Major issues of importance to our local Jewish community, Israel or world Jewry, for example the article on the Pew Report (“Counting the Bombshells in the Pew Israel Study,” March 31), should be the ones to be featured prominently.
Janet Zolot | Bala Cynwyd
Better Off? Try Worse Under Obama
This is in response to the letter of Marvin Bograd, “Israel Better Off Under Obama” (March 31).
Why don’t Obama supporters ask Israelis what they think about President Obama? Half of 160,000 eligible American voters living in Israel voted in the 2008 election — 85 percent of the votes went to Mitt Romney and only 14 percent to Obama. Many of these 14 percent were from the Arab sector.
In recent poll, 63 percent of Israelis named Obama as the most anti-Israel president in history, four times more than Jimmy Carter, the famous Hamas advocate and one of Israel’s chief critics. An additional 12 percent couldn’t tell who the worst is.
Congress, not the president, was instrumental in securing funding for the Iron Dome missile defense system, a sound investment for Israel and U.S. security. Obama simply had no choice but to approve it, just as he didn’t have a choice regarding vetoes in the U.N. Security Council.
But watch him for the two and a half months between the November elections and Inauguration Day. Israelis already fear that he will go to the Security Council to try to impose his vision of what peace between Israel and the Palestinians should look like. Israeli Prime Minister Benjamin Netanyahu has already shared these concerns on television, without mentioning Obama by name.
Or you can just go to Google to get endless lists of Obama’s anti-Israel actions.
Anatoly Vinokurov | Huntingdon Valley
Though Trendy, Spirituality a Traditional Path
Kol hakavod to Congregation Beth Sholom for its Center for Spiritual Well-Being. I personally am a huge fan of Dan Gottlieb (“New Outreach Initiative Hopes to Re-Engage Unaffiliated Jews,” March 10).
However, the ideas behind the center are nothing new.
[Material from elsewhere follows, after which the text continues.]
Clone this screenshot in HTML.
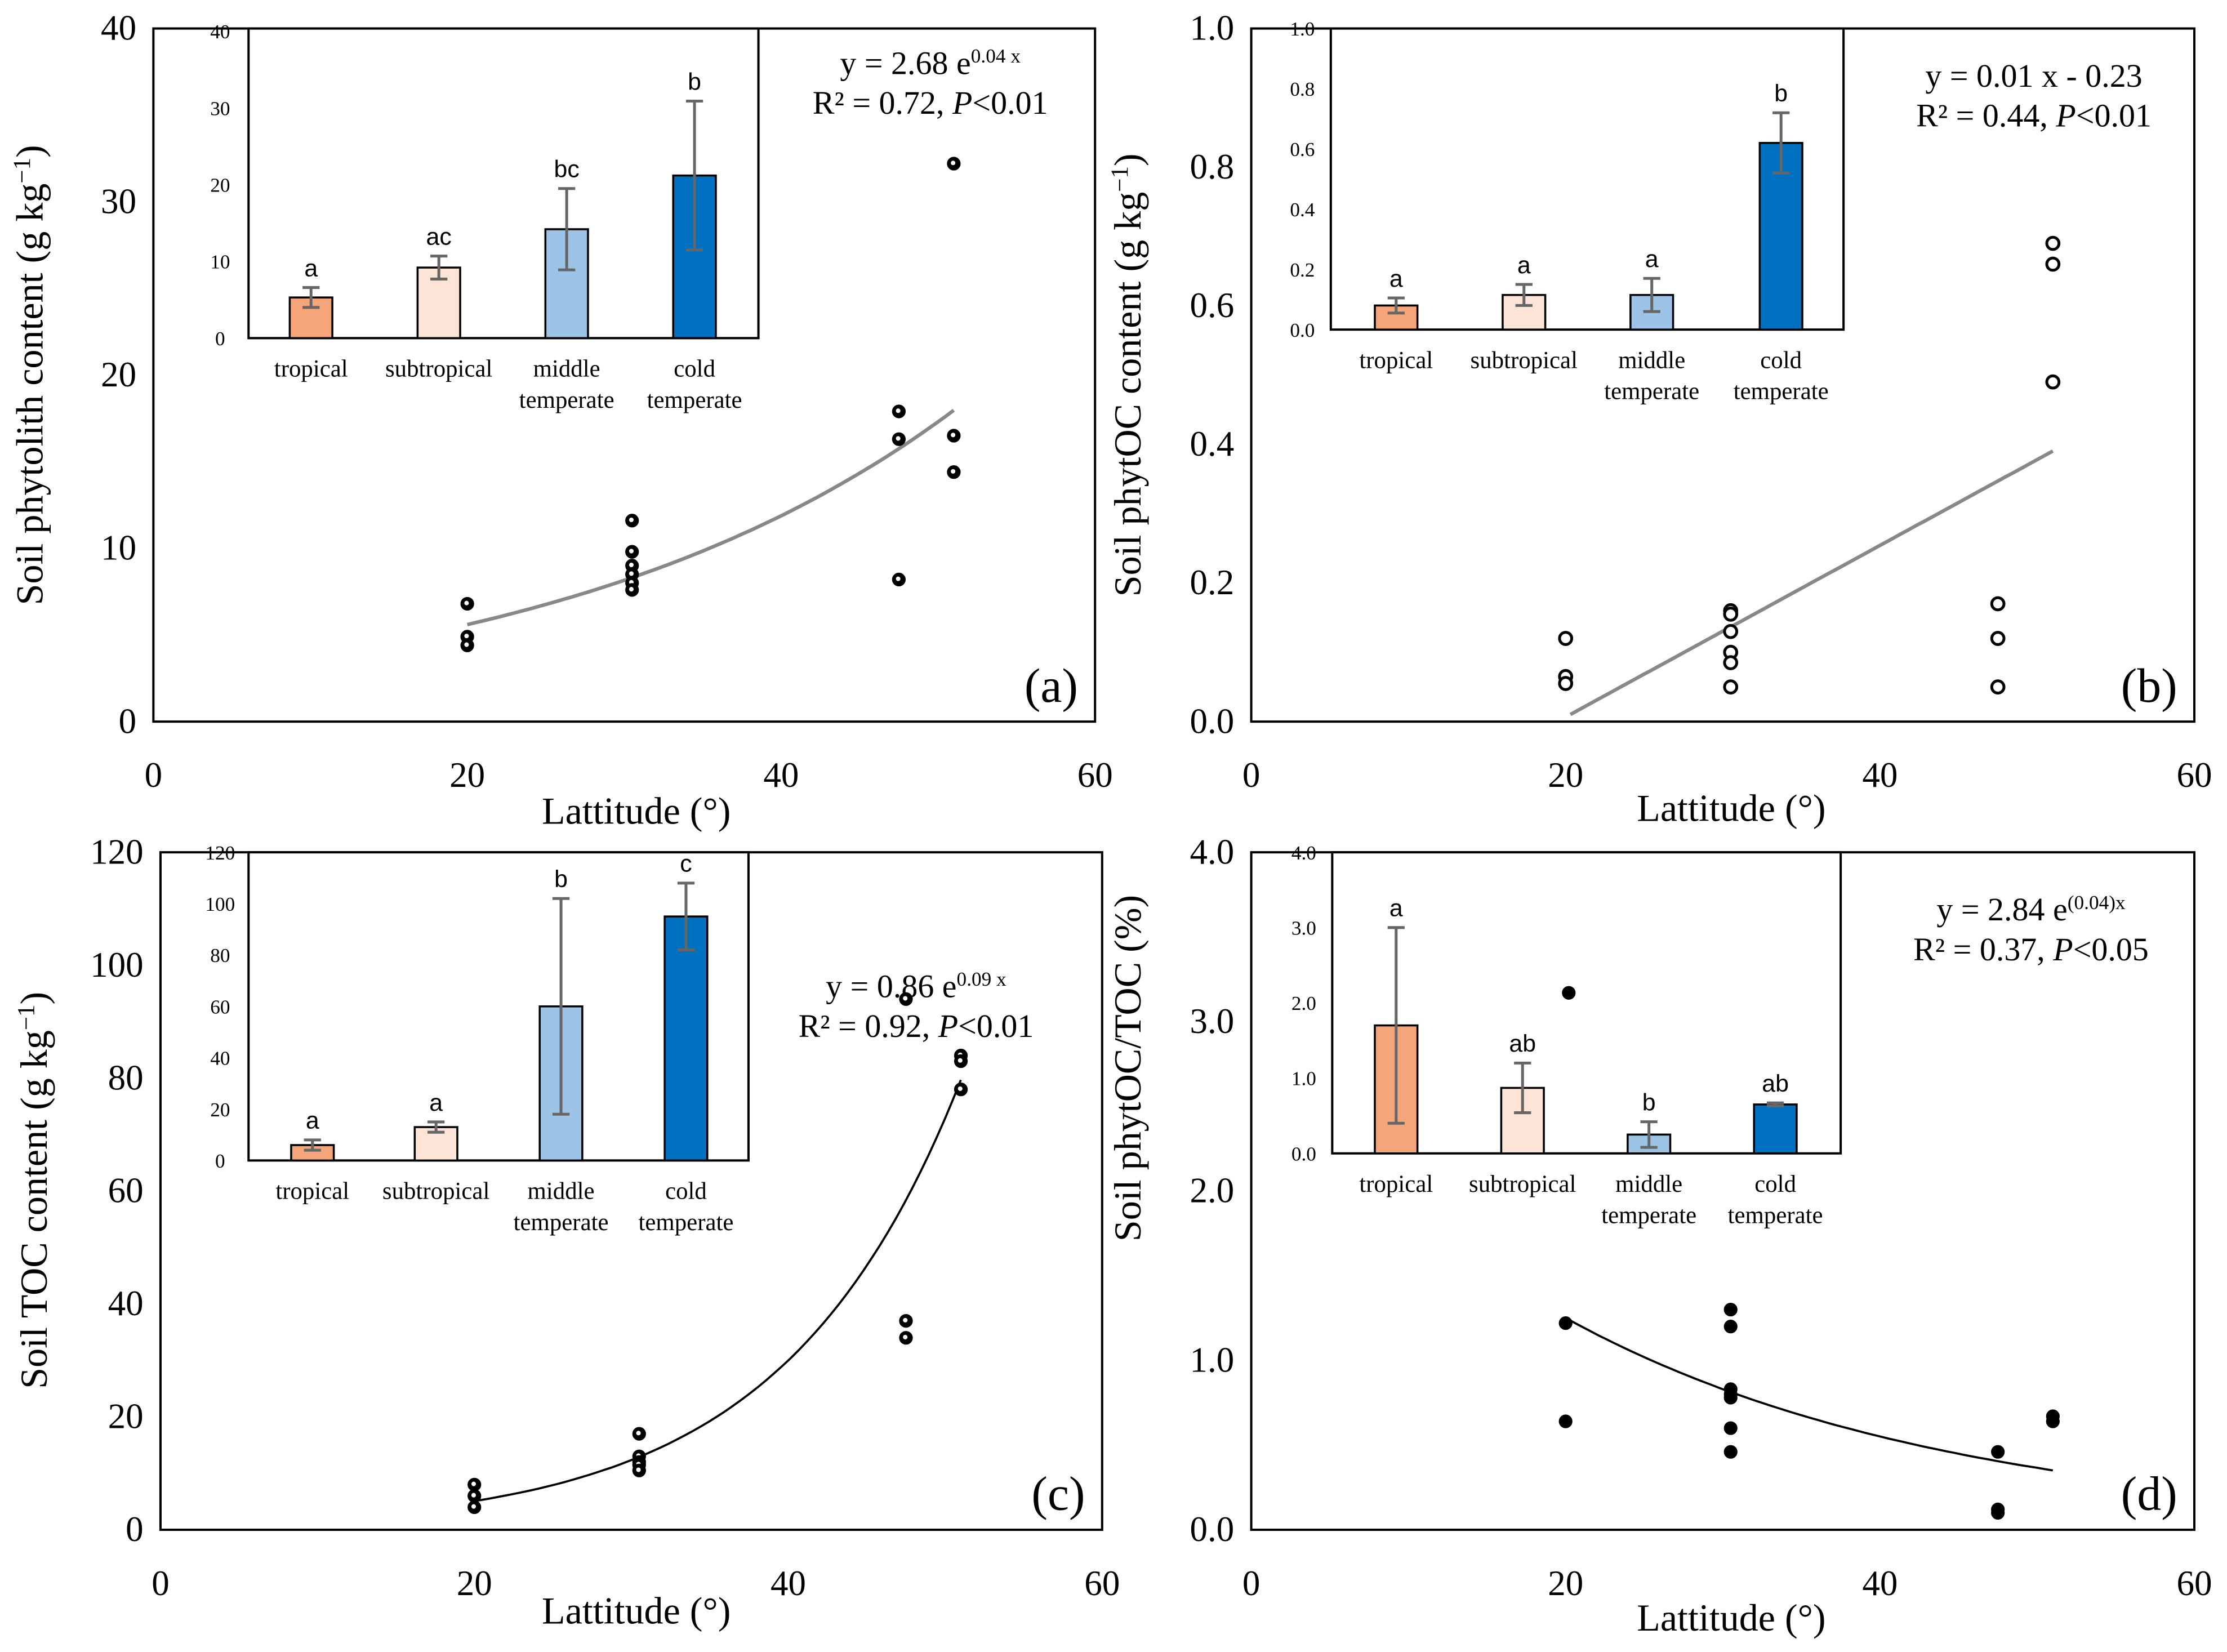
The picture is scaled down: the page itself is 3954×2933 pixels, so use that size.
<!DOCTYPE html>
<html><head><meta charset="utf-8"><style>
html,body{margin:0;padding:0;background:#fff}
svg{display:block;font-family:"Liberation Serif",serif}
</style></head><body>
<svg id="fig" xmlns="http://www.w3.org/2000/svg" width="3954" height="2933" viewBox="0 0 1568 1163"></svg>
<script>
// ---- data ----
const xTicks = [0, 20, 40, 60];
const categories = ["tropical", "subtropical", "middle|temperate", "cold|temperate"];
// panel a
const aPtsX = [20,20,20,30.5,30.5,30.5,30.5,30.5,30.5,47.5,47.5,47.5,51,51,51];
const aPtsY = [6.8,4.9,4.4,11.6,9.8,9.0,8.5,8.0,7.6,17.9,16.3,8.2,32.2,16.5,14.4];
const aFit = [2.64, 0.0376];
const aBars = [5.3, 9.2, 14.2, 21.2];
const aErr = [1.3, 1.5, 5.3, 9.7];
const aLetters = ["a","ac","bc","b"];
const aYTicks = [0,10,20,30,40];
const aInTicks = [0,10,20,30,40];
// panel b
const bPtsX = [20,20,20,30.5,30.5,30.5,30.5,30.5,30.5,47.5,47.5,47.5,51,51,51];
const bPtsY = [0.12,0.065,0.055,0.16,0.155,0.13,0.10,0.085,0.05,0.17,0.12,0.05,0.69,0.66,0.49];
const bFit = [0.01238, -0.241];
const bBars = [0.08, 0.115, 0.115, 0.62];
const bErr = [0.025, 0.035, 0.055, 0.1];
const bLetters = ["a","a","a","b"];
const bYTicks = ["0.0","0.2","0.4","0.6","0.8","1.0"];
const bInTicks = ["0.0","0.2","0.4","0.6","0.8","1.0"];
// panel c
const cPtsX = [20,20,20,30.5,30.5,30.5,30.5,30.5,47.5,47.5,47.5,51,51,51];
const cPtsY = [8,6,4,17,13,12,11.5,10.5,94,37,34,84,83,78];
const cFit = [0.86, 0.0888];
const cBars = [6, 13, 60, 95];
const cErr = [2, 2, 42, 13];
const cLetters = ["a","a","b","c"];
const cYTicks = [0,20,40,60,80,100,120];
const cInTicks = [0,20,40,60,80,100,120];
// panel d
const dPtsX = [20,20,20.2,30.5,30.5,30.5,30.5,30.5,30.5,30.5,47.5,47.5,47.5,51,51];
const dPtsY = [1.22,0.64,3.17,1.30,1.20,0.83,0.80,0.78,0.60,0.46,0.46,0.12,0.10,0.67,0.64];
const dFit = [2.84, -0.041];
const dBars = [1.7, 0.87, 0.25, 0.65];
const dErr = [1.3, 0.33, 0.17, 0.02];
const dLetters = ["a","ab","b","ab"];
const dYTicks = ["0.0","1.0","2.0","3.0","4.0"];
const dInTicks = ["0.0","1.0","2.0","3.0","4.0"];

const colors = ["#F4A57A","#FCE4D6","#9DC3E6","#0070C0"];
const NS = "http://www.w3.org/2000/svg";
const svg = document.getElementById("fig");
function mk(tag, attrs, parent){
  const e = document.createElementNS(NS, tag);
  for (const k in attrs) e.setAttribute(k, attrs[k]);
  (parent||svg).appendChild(e);
  return e;
}

function panel(cfg){
  const g = mk("g", {});
  
  
  const {x0,x1,yt,yb,ymax} = cfg;
  const sx = v => x0 + v/60*(x1-x0);
  const sy = v => yb - v/ymax*(yb-yt);
  const fr = mk("rect", {x:x0,y:yt,width:x1-x0,height:yb-yt,fill:"none",stroke:"#000","stroke-width":1.6}, g);
  
  
  xTicks.forEach(t=>{
    const e = mk("text",{x:sx(t),y:yb+cfg.xlabOff,"font-size":25,"text-anchor":"middle"},g);
    e.textContent = t;
    
    
  });
  cfg.yTicks.forEach(t=>{
    const e = mk("text",{x:x0-12,y:sy(parseFloat(t))+8,"font-size":25,"text-anchor":"end"},g);
    e.textContent = t;
    
    
  });
  const xl = mk("text",{x:cfg.xtX,y:cfg.xtY,"font-size":27,"text-anchor":"middle"},g);
  xl.textContent = "Lattitude (°)";
  
  
  const yl = mk("text",{x:0,y:0,"font-size":27,"text-anchor":"middle",transform:`translate(${cfg.ytX},${cfg.ytY}) rotate(-90)`},g);
  yl.innerHTML = cfg.ytitle;
  
  
  const pl = mk("text",{x:x1-12,y:yb-14,"font-size":34,"text-anchor":"end"},g);
  pl.textContent = "(" + cfg.id + ")";
  
  
  // equation
  const e1 = mk("text",{x:cfg.eqX,y:cfg.eqY,"font-size":23,"text-anchor":"middle"},g);
  e1.innerHTML = cfg.eq1;
  
  
  const e2 = mk("text",{x:cfg.eqX,y:cfg.eqY+28,"font-size":23,"text-anchor":"middle"},g);
  e2.innerHTML = cfg.eq2;
  
  
  // inset
  const ig = mk("g",{},g);
  
  
  const ib = mk("rect",{x:cfg.ix0,y:yt,width:cfg.ix1-cfg.ix0,height:cfg.iyb-yt,fill:"#fff",stroke:"#000","stroke-width":1.6},ig);
  
  
  const isy = v => cfg.iyb - v/cfg.imax*(cfg.iyb-cfg.iyt);
  cfg.inTicks.forEach(t=>{
    const e = mk("text",{x:cfg.ix0-20,y:isy(parseFloat(t))+5,"font-size":14,"text-anchor":"middle"},ig);
    e.textContent = t;
    
    
  });
  cfg.bars.forEach((v,i)=>{
    const cx = cfg.bc[i];
    const r = mk("rect",{x:cx-15,y:isy(v),width:30,height:cfg.iyb-isy(v),fill:colors[i],stroke:"#000","stroke-width":1.4},ig);
    
    
    const top = isy(v+cfg.err[i]), bot = isy(Math.max(0,v-cfg.err[i]));
    const eb = mk("path",{d:`M${cx},${top}L${cx},${bot}M${cx-6},${top}L${cx+6},${top}M${cx-6},${bot}L${cx+6},${bot}`,stroke:"#666","stroke-width":2,fill:"none"},ig);
    
    
    const lt = mk("text",{x:cx,y:top-8,"font-size":17,"text-anchor":"middle","font-family":"Liberation Sans, sans-serif"},ig);
    lt.textContent = cfg.letters[i];
    
    
    categories[i].split("|").forEach((s,j)=>{
      const ct = mk("text",{x:cx,y:cfg.iyb+27+j*22,"font-size":17,"text-anchor":"middle"},ig);
      ct.textContent = s;
      
      
    });
  });
  // fit
  let d = "";
  for (let i=0;i<=60;i++){
    const x = cfg.fx0 + (cfg.fx1-cfg.fx0)*i/60;
    const y = cfg.fitType==="lin" ? cfg.fit[0]*x + cfg.fit[1] : cfg.fit[0]*Math.exp(cfg.fit[1]*x);
    d += (i?"L":"M") + sx(x).toFixed(1) + "," + sy(y).toFixed(1);
  }
  const fl = mk("path",{d:d,fill:"none",stroke:cfg.fitColor,"stroke-width":cfg.fitW},g);
  
  
  // points
  cfg.px.forEach((x,i)=>{
    const c = mk("circle",{cx:sx(x),cy:sy(cfg.py[i]),r:4.3,
      fill: cfg.pstyle==="open" ? "#fff" : "#000", stroke:"#000","stroke-width":cfg.pstyle==="open"?2:1},g);
    
    
    if (cfg.pstyle==="half"){
      const h = mk("circle",{cx:sx(x)-0.5,cy:sy(cfg.py[i])-0.5,r:1.6,fill:"#fff"},g);
      
      
    }
  });
}

panel({id:"a",x0:108,x1:771,yt:20,yb:508,ymax:40,xlabOff:46,yTicks:aYTicks,
  xtX:448,xtY:580,ytX:30,ytY:264,ytitle:'Soil phytolith content (g kg<tspan dy="-9" font-size="17">−1</tspan><tspan dy="9">)</tspan>',
  fx0:20,fx1:51,fit:aFit,fitType:"exp",fitColor:"#888",fitW:2.5,px:aPtsX,py:aPtsY,pstyle:"half",
  eqX:655,eqY:52,eq1:'y = 2.68 e<tspan dy="-8" font-size="14">0.04 x</tspan>',eq2:'R² = 0.72, <tspan font-style="italic">P</tspan>&lt;0.01',
  ix0:175,ix1:534,iyb:238,iyt:22,imax:40,inTicks:aInTicks,bars:aBars,err:aErr,letters:aLetters,bc:[219,309,399,489]});
panel({id:"b",x0:881,x1:1545,yt:20,yb:508,ymax:1.0,xlabOff:46,yTicks:bYTicks,
  xtX:1219,xtY:578,ytX:803,ytY:264,ytitle:'Soil phytOC content (g kg<tspan dy="-9" font-size="17">−1</tspan><tspan dy="9">)</tspan>',
  fx0:20.3,fx1:51,fit:bFit,fitType:"lin",fitColor:"#888",fitW:2.5,px:bPtsX,py:bPtsY,pstyle:"open",
  eqX:1432,eqY:61,eq1:'y = 0.01 x - 0.23',eq2:'R² = 0.44, <tspan font-style="italic">P</tspan>&lt;0.01',
  ix0:937,ix1:1298,iyb:232,iyt:20,imax:1.0,inTicks:bInTicks,bars:bBars,err:bErr,letters:bLetters,bc:[983,1073,1163,1254]});
panel({id:"c",x0:113,x1:776,yt:600,yb:1077,ymax:120,xlabOff:46,yTicks:cYTicks,
  xtX:448,xtY:1143,ytX:33,ytY:838,ytitle:'Soil TOC content (g kg<tspan dy="-9" font-size="17">−1</tspan><tspan dy="9">)</tspan>',
  fx0:20,fx1:51,fit:cFit,fitType:"exp",fitColor:"#000",fitW:1.5,px:cPtsX,py:cPtsY,pstyle:"half",
  eqX:645,eqY:702,eq1:'y = 0.86 e<tspan dy="-8" font-size="14">0.09 x</tspan>',eq2:'R² = 0.92, <tspan font-style="italic">P</tspan>&lt;0.01',
  ix0:175,ix1:527,iyb:817,iyt:600,imax:120,inTicks:cInTicks,bars:cBars,err:cErr,letters:cLetters,bc:[220,307,395,483]});
panel({id:"d",x0:881,x1:1545,yt:600,yb:1077,ymax:4.0,xlabOff:46,yTicks:dYTicks,
  xtX:1219,xtY:1148,ytX:803,ytY:752,ytitle:'Soil phytOC/TOC (%)',
  fx0:20,fx1:51,fit:dFit,fitType:"exp",fitColor:"#000",fitW:1.5,px:dPtsX,py:dPtsY,pstyle:"solid",
  eqX:1430,eqY:648,eq1:'y = 2.84 e<tspan dy="-8" font-size="14">(0.04)x</tspan>',eq2:'R² = 0.37, <tspan font-style="italic">P</tspan>&lt;0.05',
  ix0:938,ix1:1296,iyb:812,iyt:600,imax:4.0,inTicks:dInTicks,bars:dBars,err:dErr,letters:dLetters,bc:[983,1072,1161,1250]});
</script>
</body></html>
Temple Har Zion in Mount Holly has been a spiritual haven for decades. Rabbi Richard B. Simon has infused Kabbalah and spiritual practice into our Jewish Renewal services for more than 30 years — long before it was “trendy” to do so. We have ongoing classes in spirituality and Rabbi Simon gives personalized spiritual direction.
The nondenominational Renewal movement borrows music and dance from the roots of Jewish worship, some meditation styles from Zen Buddhism and even some prayer styles from Sufism. But it’s not New Age; chanting, meditation, song and dance have always been a part of Judaism.
Darcy Grabenstein | Burlington, N.J.